The Hollywood Y was one of many popular men's clubs built in 1920s Los Angeles that encouraged social, moral and physical development through physical fitness (This group also included the Athletic Club on Sunset Boulevard.) Built in 1921 on the undeveloped Thomas Hudson property, the original much smaller Hollywood YMCA building was designed by the Los Angeles architectural firm Hunt and Burns. Their proposed design called for a two-story building with a basement, various group meeting rooms, sleeping quarters, gym and plunge pool. (Southwest Builder and Contactor, February 11, 1921) Lack of funding at the time may have limited how much of their original plan was executed. The broad appeal of the group's message of positive "fitness" meant the Y soon outgrew its limited facilities.

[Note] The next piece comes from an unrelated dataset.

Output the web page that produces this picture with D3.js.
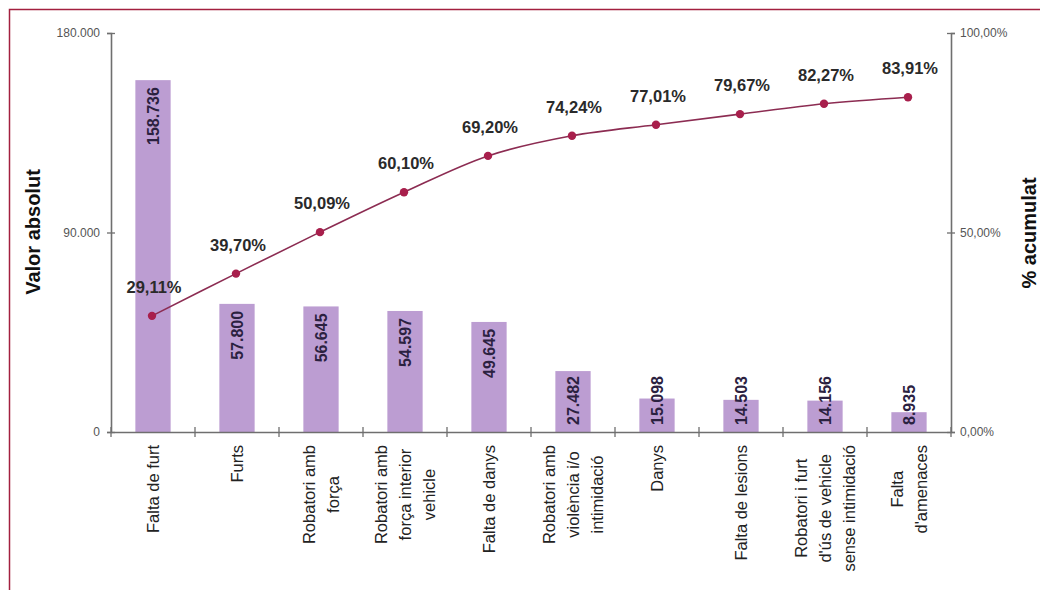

Unable to serve its growing membership, the Hollywood YMCA raised funds by appealing to important members of the entertainment industry stressing the value of the organization as a "wholesome alternative to the young's wild and out-of-control" interest in the violent sport of boxing. Even the local clergy touted the need for the Y in their Sunday sermons saying, "Hollywood would be better off with the YMCA than s fire department." (Gregory Paul Williams. The Story of Hollywood: An Illustrated History, 2011) In 1927 Paul R. Williams’ firm was hired to expand and improve on the Hunt and Burns original design. The Williams' building opened in 1928.
In designing this newer and bigger facility, Williams built on his earlier success with the African American 28th Street YMCA. Though both buildings shared the same popular Spanish Colonial Revival-style, served like purposes, and had similar ceramic and terra-cotta interior decorative details, there was one major difference. While the 28th Street branch had two main entries, the Hollywood Y had only one. Williams reconsidered how and why users circulate in a building allowing him to create a more useful design. His new design allowed the building's managers more flexibility and encouraged members to participate in many different activities in one building. (Wesley Howard Henderson. Two Case Studies of African-American Architects Careers in Los Angeles, 1890-1945, 1992)
Both the 28th Street Y and the Hollywood branch were successful vehicles for furthering the philosophy of the early YMCA movement in Los Angeles: both the mind and body can be improved through physical fitness while exercising in a healthful, aesthetically pleasing environment.